→ WHAT TO WORK ON: Starting with the first line of the listing, quote each line exactly until and including the one with "Uninsured Among Nonelderly", leaving pictures out.

→ GIVEN DATA:
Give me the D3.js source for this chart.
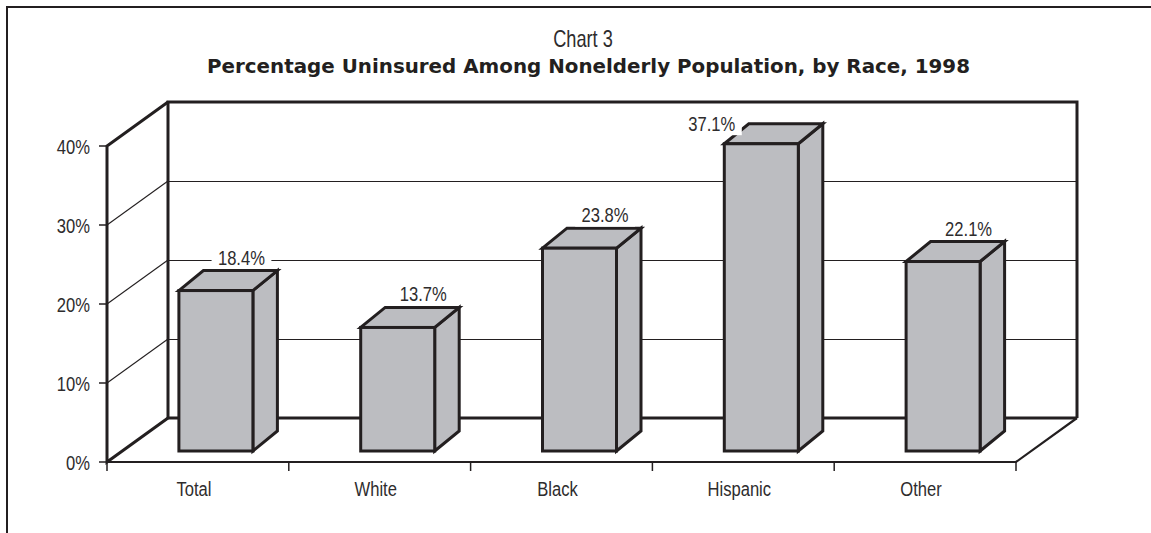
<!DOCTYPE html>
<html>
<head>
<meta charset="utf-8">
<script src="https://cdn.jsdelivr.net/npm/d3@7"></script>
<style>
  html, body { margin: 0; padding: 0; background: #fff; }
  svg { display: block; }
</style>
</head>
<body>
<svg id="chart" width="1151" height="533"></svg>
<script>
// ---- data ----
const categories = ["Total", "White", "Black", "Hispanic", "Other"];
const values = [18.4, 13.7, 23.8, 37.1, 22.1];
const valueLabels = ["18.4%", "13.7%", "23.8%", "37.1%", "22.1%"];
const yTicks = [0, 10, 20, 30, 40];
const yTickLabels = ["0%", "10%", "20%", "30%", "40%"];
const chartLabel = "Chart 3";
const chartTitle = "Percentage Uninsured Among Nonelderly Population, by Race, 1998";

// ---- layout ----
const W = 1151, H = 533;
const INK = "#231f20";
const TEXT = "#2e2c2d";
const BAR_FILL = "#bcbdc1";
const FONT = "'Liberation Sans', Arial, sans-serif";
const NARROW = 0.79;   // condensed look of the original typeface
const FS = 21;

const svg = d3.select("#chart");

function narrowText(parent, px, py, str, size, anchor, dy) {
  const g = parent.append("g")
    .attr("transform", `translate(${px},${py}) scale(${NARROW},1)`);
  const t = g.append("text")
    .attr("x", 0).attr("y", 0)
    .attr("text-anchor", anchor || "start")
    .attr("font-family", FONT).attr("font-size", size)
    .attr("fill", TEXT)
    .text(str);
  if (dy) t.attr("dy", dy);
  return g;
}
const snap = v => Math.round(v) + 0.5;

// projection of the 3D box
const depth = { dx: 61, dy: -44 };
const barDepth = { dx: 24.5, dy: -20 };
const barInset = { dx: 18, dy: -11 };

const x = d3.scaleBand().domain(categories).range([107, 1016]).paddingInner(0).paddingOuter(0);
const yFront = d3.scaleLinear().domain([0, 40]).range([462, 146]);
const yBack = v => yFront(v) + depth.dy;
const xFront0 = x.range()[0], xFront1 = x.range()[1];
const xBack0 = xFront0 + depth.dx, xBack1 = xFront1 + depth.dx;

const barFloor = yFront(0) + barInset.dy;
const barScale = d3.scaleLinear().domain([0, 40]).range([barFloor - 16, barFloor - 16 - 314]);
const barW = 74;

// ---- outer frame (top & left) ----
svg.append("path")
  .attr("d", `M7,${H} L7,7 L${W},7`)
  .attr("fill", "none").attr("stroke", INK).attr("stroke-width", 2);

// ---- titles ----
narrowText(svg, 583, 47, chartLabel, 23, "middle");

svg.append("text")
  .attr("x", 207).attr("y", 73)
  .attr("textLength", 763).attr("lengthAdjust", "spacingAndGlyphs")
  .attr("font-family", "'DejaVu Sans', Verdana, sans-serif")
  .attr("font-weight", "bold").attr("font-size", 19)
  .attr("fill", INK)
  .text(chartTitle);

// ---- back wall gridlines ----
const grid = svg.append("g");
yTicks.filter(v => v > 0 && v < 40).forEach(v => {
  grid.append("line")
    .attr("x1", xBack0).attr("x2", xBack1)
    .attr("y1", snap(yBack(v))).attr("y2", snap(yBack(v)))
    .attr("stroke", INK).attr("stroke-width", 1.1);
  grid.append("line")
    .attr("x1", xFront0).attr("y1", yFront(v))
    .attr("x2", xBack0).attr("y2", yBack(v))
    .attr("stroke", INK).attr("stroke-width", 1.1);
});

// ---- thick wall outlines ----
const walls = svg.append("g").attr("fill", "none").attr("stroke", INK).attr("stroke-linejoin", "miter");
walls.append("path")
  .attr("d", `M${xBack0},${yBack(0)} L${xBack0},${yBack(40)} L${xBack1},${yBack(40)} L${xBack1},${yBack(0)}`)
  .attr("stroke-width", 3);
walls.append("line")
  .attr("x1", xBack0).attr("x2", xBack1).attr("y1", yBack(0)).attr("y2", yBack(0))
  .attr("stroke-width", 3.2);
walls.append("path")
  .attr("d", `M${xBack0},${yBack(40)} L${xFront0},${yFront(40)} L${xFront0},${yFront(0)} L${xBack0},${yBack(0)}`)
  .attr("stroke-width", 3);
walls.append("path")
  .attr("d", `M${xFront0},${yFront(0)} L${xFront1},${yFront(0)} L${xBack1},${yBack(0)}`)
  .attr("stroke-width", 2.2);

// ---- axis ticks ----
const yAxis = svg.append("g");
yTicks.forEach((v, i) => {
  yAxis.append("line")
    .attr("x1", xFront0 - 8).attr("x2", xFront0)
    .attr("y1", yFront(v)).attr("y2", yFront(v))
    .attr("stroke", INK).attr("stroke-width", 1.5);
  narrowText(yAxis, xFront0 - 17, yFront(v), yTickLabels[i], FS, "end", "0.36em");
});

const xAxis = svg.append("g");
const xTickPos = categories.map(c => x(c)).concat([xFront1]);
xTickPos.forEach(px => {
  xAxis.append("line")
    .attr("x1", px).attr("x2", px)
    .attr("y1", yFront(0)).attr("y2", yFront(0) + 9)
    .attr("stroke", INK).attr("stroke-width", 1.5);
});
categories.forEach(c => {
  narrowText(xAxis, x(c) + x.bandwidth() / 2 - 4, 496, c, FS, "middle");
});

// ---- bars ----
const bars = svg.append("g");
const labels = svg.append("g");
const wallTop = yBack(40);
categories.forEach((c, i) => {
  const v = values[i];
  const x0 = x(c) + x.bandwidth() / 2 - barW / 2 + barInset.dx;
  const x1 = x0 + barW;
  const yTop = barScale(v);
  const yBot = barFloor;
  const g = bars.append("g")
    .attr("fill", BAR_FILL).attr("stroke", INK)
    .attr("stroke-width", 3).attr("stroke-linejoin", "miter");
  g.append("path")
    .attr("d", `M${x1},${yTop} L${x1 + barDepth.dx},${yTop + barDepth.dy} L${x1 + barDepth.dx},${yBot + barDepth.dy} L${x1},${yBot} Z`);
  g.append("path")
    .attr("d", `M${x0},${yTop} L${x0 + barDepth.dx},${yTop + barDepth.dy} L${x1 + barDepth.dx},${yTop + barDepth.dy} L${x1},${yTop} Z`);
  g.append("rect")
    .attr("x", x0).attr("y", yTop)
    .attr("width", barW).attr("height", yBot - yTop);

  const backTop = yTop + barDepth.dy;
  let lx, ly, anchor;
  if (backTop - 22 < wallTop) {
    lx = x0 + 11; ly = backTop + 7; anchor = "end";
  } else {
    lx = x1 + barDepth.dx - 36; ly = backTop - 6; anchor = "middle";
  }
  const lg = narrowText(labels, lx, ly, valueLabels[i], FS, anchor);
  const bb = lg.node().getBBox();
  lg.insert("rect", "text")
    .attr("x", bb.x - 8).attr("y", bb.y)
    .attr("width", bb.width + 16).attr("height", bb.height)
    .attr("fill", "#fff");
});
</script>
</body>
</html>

→ PROBLEM SOLUTION:
Give me the D3.js source for this chart.
<!DOCTYPE html>
<html>
<head>
<meta charset="utf-8">
<script src="https://cdn.jsdelivr.net/npm/d3@7"></script>
<style>
  html, body { margin: 0; padding: 0; background: #fff; }
  svg { display: block; }
</style>
</head>
<body>
<svg id="chart" width="1151" height="533"></svg>
<script>
// ---- data ----
const categories = ["Total", "White", "Black", "Hispanic", "Other"];
const values = [18.4, 13.7, 23.8, 37.1, 22.1];
const valueLabels = ["18.4%", "13.7%", "23.8%", "37.1%", "22.1%"];
const yTicks = [0, 10, 20, 30, 40];
const yTickLabels = ["0%", "10%", "20%", "30%", "40%"];
const chartLabel = "Chart 3";
const chartTitle = "Percentage Uninsured Among Nonelderly Population, by Race, 1998";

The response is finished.